On the basis of this information, predict the properties of covalent molecular substances in terms of MP, BP, state at RT, conductivity and hardness. Justify your predicitions using the examples above.
Unlike covalent bonds, forces between molecules aren't actually bonds, but are merely forces of attraction between molecules, or intermolecular forces. These intermolecular forces affect the behavior of substances - solubility, or phase at a given temperature.
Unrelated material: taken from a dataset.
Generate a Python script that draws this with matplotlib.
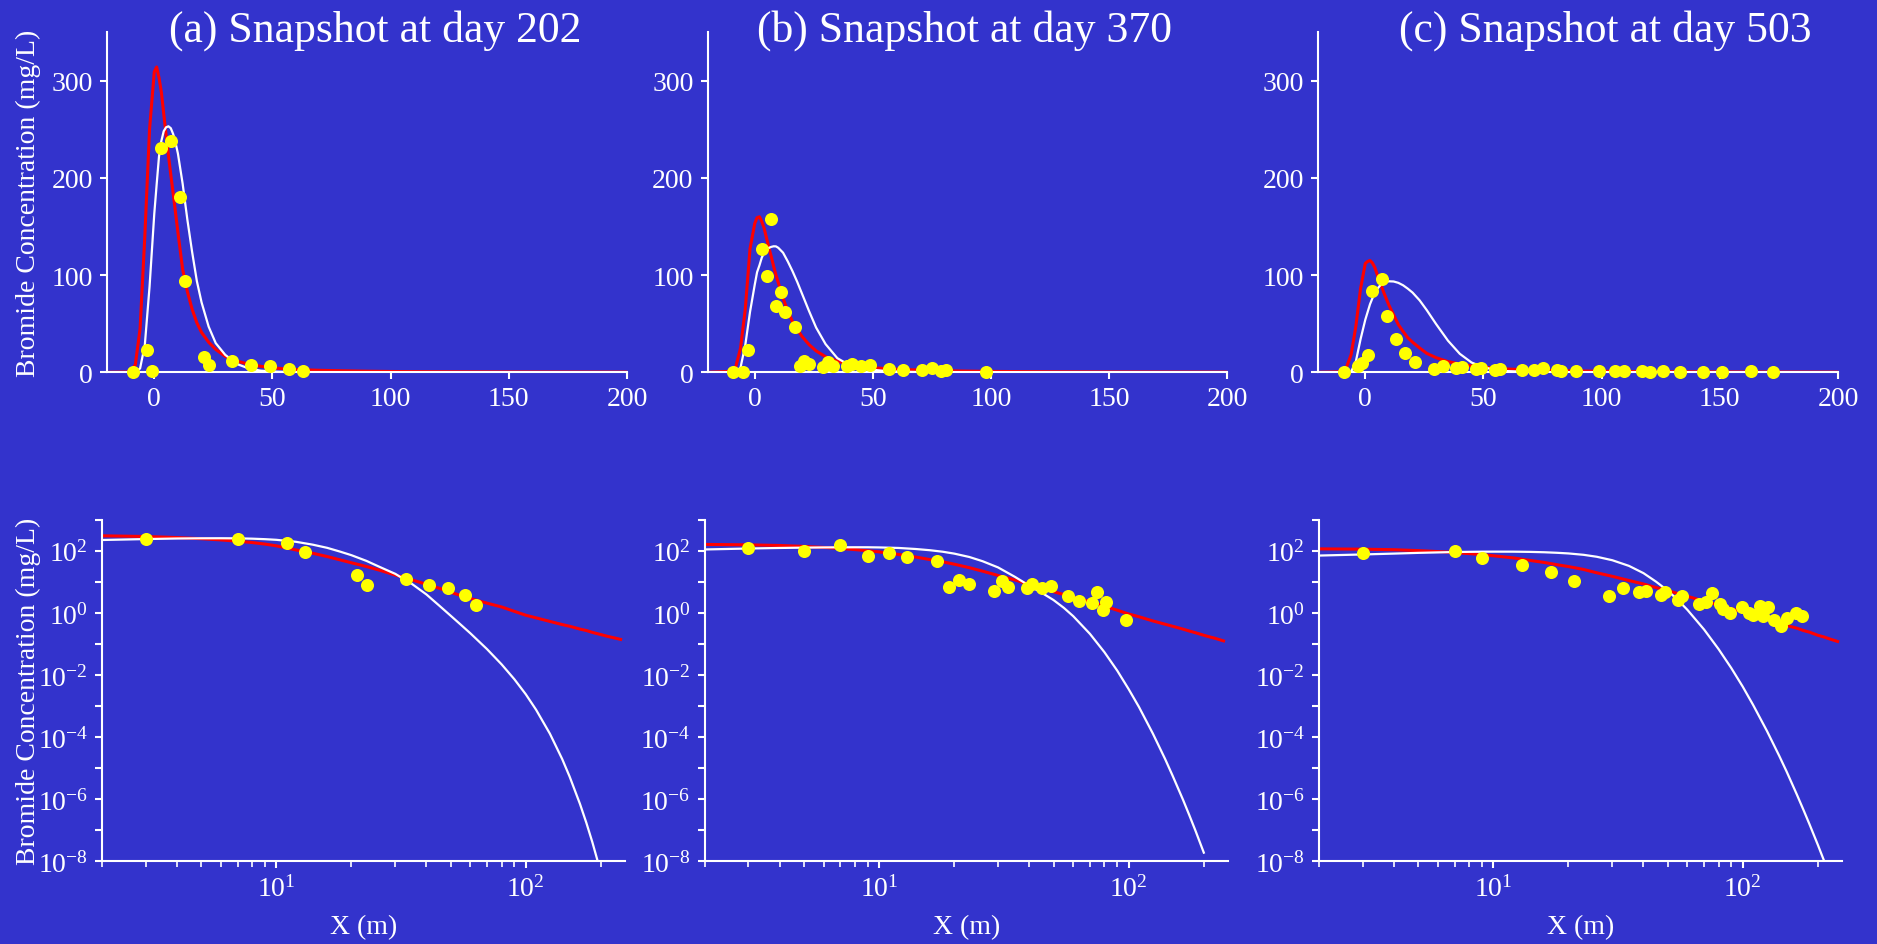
import numpy as np
import matplotlib
matplotlib.use('Agg')
import matplotlib.pyplot as plt
from matplotlib.ticker import FixedLocator, FuncFormatter, NullFormatter, LogLocator

# distance along the flow path (m) where the model curves were read
x_model = [-20, -10, -8, -6, -4, -2, 0, 1, 2, 3, 4, 5, 6, 7, 8, 9, 10, 12, 14, 16, 18, 20,
           23, 26, 30, 35, 40, 45, 50, 55, 60, 70, 80, 90, 100, 110, 125, 140, 150, 165,
           175, 185, 200, 213, 220, 240]
nan = np.nan

# red model (day 202, 370, 503)
red_a = [0, 0.3, 8, 45, 140, 250, 309, 314, 303, 288, 266, 244, 223, 203, 184, 164, 144, 106,
         83, 65, 51, 41, 31, 23.5, 16.5, 11.5, 8.3, 6.2, 4.6, 3.6, 2.9, 2.05, 1.55, 1.12, 0.84,
         0.69, 0.53, 0.42, 0.37, 0.3, 0.27, 0.235, 0.2, 0.175, 0.165, 0.14]
red_b = [0, 1, 6, 25, 65, 127, 153, 159, 160, 155, 148, 138, 128, 119, 109, 100, 92, 76, 63,
         52, 44, 37, 28.5, 22, 16, 11.5, 8.3, 6.2, 4.8, 3.9, 3.2, 2.3, 1.65, 1.22, 0.92, 0.75,
         0.55, 0.43, 0.37, 0.3, 0.26, 0.23, 0.19, 0.165, 0.155, 0.125]
red_c = [0, 0.5, 5, 18, 47, 86, 112, 114, 115, 112.5, 108, 101, 94, 87.5, 81, 75, 69, 59, 49,
         42, 35.5, 31, 25, 19.5, 15, 11, 8.5, 6.5, 5.2, 4.2, 3.4, 2.4, 1.78, 1.36, 1.07, 0.85,
         0.62, 0.47, 0.39, 0.32, 0.27, 0.24, 0.19, 0.165, 0.15, 0.12]

# white model
white_a = [0, 0, 0, 4, 28, 88, 163, 193, 222, 238, 248, 252, 253, 251, 245, 236, 225, 194,
           157, 124, 94, 72, 47, 30, 18, 8.5, 3.9, 1.71, 0.81, 0.41, 0.219, 0.0675, 0.022,
           7.3e-3, 2.4e-3, 7.6e-4, 1.28e-4, 1.96e-5, 5.3e-6, 7.0e-7, 1.73e-7, 4.1e-8, 4.4e-9,
           nan, nan, nan]
white_b = [0, 0, 0, 5, 28, 62, 90, 103, 110, 118, 123, 126, 128, 129, 129.6, 129.5, 128, 123,
           114, 104, 93, 81, 63, 46, 29, 14.5, 7.5, 4.36, 2.59, 1.45, 0.78, 0.21, 0.054,
           0.0138, 3.5e-3, 9.3e-4, 1.3e-4, 1.96e-5, 5.7e-6, 9.7e-7, 3.05e-7, 9.9e-8, 1.9e-8,
           nan, nan, nan]
white_c = [0, 0, 0, 0.5, 11, 34, 54, 62, 70, 76, 81, 85.5, 88.5, 91, 92.3, 93.2, 93.6, 93.4,
           92, 89.5, 86, 82, 74, 64, 49.5, 32.5, 19, 10, 5.2, 2.57, 1.25, 0.29, 0.068, 0.0166,
           4.2e-3, 1.09e-3, 1.58e-4, 2.5e-5, 7.7e-6, 1.38e-6, 4.6e-7, 1.59e-7, 3.4e-8, 9.3e-9,
           4.7e-9, nan]

# measured bromide
obs_x_a = [-9, -3, -1, 3, 7, 11, 13, 21, 23, 33, 41, 49, 57, 63]
obs_c_a = [0.5, 23, 1, 231, 238, 180, 94, 16, 7.7, 12, 7.7, 6.1, 3.7, 1.8]
obs_x_b = [-9, -5, -3, 3, 5, 7, 9, 11, 13, 17, 19, 21, 23, 29, 31, 33, 39, 41, 45, 49, 57,
           63, 71, 75, 79, 81, 98]
obs_c_b = [0.5, 0.5, 23, 127, 99, 158, 68, 83, 62, 47, 6.9, 11.3, 8.8, 5.1, 10.5, 6.9, 6.5,
           8.8, 6.5, 7.4, 3.5, 2.4, 2.1, 4.75, 1.2, 2.3, 0.58]
obs_x_c = [-9, -3, -1.3, 1, 3, 7, 9, 13, 17, 21, 29, 33, 38.5, 41, 47, 49, 55, 57, 66.5,
           71.5, 75, 81, 83, 89, 99, 105.5, 109.5, 117, 120.5, 126, 133, 143, 151, 163, 172.5]
obs_c_c = [0.5, 6.8, 10, 17.8, 84, 96, 58, 34, 20, 10.9, 3.5, 6.1, 4.75, 5.1, 3.7, 4.75, 2.6,
           3.5, 1.9, 2.3, 4.5, 2.0, 1.38, 1.02, 1.6, 1.0, 0.84, 1.68, 0.79, 1.55, 0.58, 0.37,
           0.69, 1.02, 0.78]

titles = ['(a) Snapshot at day 202', '(b) Snapshot at day 370', '(c) Snapshot at day 503']
ylabel = 'Bromide Concentration (mg/L)'
xlabel = 'X (m)'

plt.rcParams['font.family'] = ['Liberation Serif', 'DejaVu Serif']
plt.rcParams['mathtext.fontset'] = 'custom'
plt.rcParams['mathtext.rm'] = 'Liberation Serif'
plt.rcParams['mathtext.it'] = 'Liberation Serif:italic'
plt.rcParams['mathtext.bf'] = 'Liberation Serif:bold'

BG = '#3333cc'
W, H = 1877, 945
fig = plt.figure(figsize=(W / 100, H / 100), dpi=100, facecolor=BG)

reds = [red_a, red_b, red_c]
whites = [white_a, white_b, white_c]
obs_x = [obs_x_a, obs_x_b, obs_x_c]
obs_c = [obs_c_a, obs_c_b, obs_c_c]

# pixel boxes (left, right) for each column
top_lr = [(107, 627), (707.5, 1227), (1318, 1838)]
bot_lr = [(102, 625), (704.5, 1228), (1319, 1842)]
title_cx = [375, 964, 1605]


def style(ax):
    ax.set_facecolor(BG)
    for s in ['top', 'right']:
        ax.spines[s].set_visible(False)
    for s in ['left', 'bottom']:
        ax.spines[s].set_color('white')
        ax.spines[s].set_linewidth(1.5)
    ax.tick_params(which='major', colors='white', length=5, width=1.5, labelsize=20,
                   direction='out', pad=5)
    ax.tick_params(which='minor', colors='white', length=4.5, width=1.2, direction='out')


def log_label(v, pos):
    e = int(round(np.log10(v)))
    if e % 2 == 0 and e <= 2:
        return r'$\mathregular{10^{%d}}$' % e
    return ''


for i in range(3):
    # linear snapshot
    l, r = top_lr[i]
    ax = fig.add_axes([l / W, 1 - 373.3 / H, (r - l) / W, 340.3 / H])
    style(ax)
    ax.plot(x_model, reds[i], color='red', lw=2.2)
    ax.plot(x_model, whites[i], color='white', lw=1.6)
    ax.plot(obs_x[i], obs_c[i], 'o', color='yellow', ms=9.4, mec='none', clip_on=False,
            zorder=5)
    ax.set_xlim(-20, 200)
    ax.set_ylim(0, 350)
    ax.set_xticks([0, 50, 100, 150, 200])
    ax.set_yticks([0, 100, 200, 300])
    fig.text(title_cx[i] / W, 1 - 42 / H, titles[i], ha='center', va='baseline',
             fontsize=31.5, color='white')

    # log-log snapshot
    l, r = bot_lr[i]
    ax = fig.add_axes([l / W, 1 - 862.3 / H, (r - l) / W, 341.6 / H])
    style(ax)
    ax.set_xscale('log')
    ax.set_yscale('log')
    ax.plot(x_model, reds[i], color='red', lw=2.2)
    ax.plot(x_model, whites[i], color='white', lw=1.6)
    ox = np.array(obs_x[i])
    oc = np.array(obs_c[i])
    ax.plot(ox[ox > 0], oc[ox > 0], 'o', color='yellow', ms=9.4, mec='none', zorder=5)
    ax.set_xlim(2, 250)
    ax.set_ylim(1e-8, 1e3)
    ax.xaxis.set_major_locator(LogLocator(base=10))
    ax.xaxis.set_minor_locator(LogLocator(base=10, subs=np.arange(2, 10)))
    ax.xaxis.set_minor_formatter(NullFormatter())
    ax.yaxis.set_major_locator(FixedLocator(10.0 ** np.arange(-8, 4)))
    ax.yaxis.set_major_formatter(FuncFormatter(log_label))
    ax.yaxis.set_minor_locator(FixedLocator([]))
    fig.text((l + r) / 2 / W, 1 - 928 / H, xlabel, ha='center', va='center',
             fontsize=20, color='white')

fig.text(28 / W, 1 - 203 / H, ylabel, rotation=90, ha='center', va='center',
         fontsize=20, color='white')
fig.text(28 / W, 1 - 691.5 / H, ylabel, rotation=90, ha='center', va='center',
         fontsize=20, color='white')

fig.savefig('out.png', dpi=100, facecolor=BG)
Substances that are non-polar only have London Dispersion Forces - caused by instantaneous imbalance in electron density - and hence, non-polar molecules don't have a strong force of attraction between them. This results to lower BP and MP, and hence being at a gaseous phase at RT. They are also not conductive. Take for example hydrogen (H2). Since the bond involved is an H-H bond, there will be no net positive or net negative charge (no difference in electronegativity). This molecule is non-polar. It's a gas at RT.
Other intermolecular forces include dipole-dipole interactions (e.g. water). This is much stronger, and hence, water is a liquid at RT. In fact, water's dipole-dipole IMF is special, it is a H-bond (happens when H is attached to an highly electronegative species).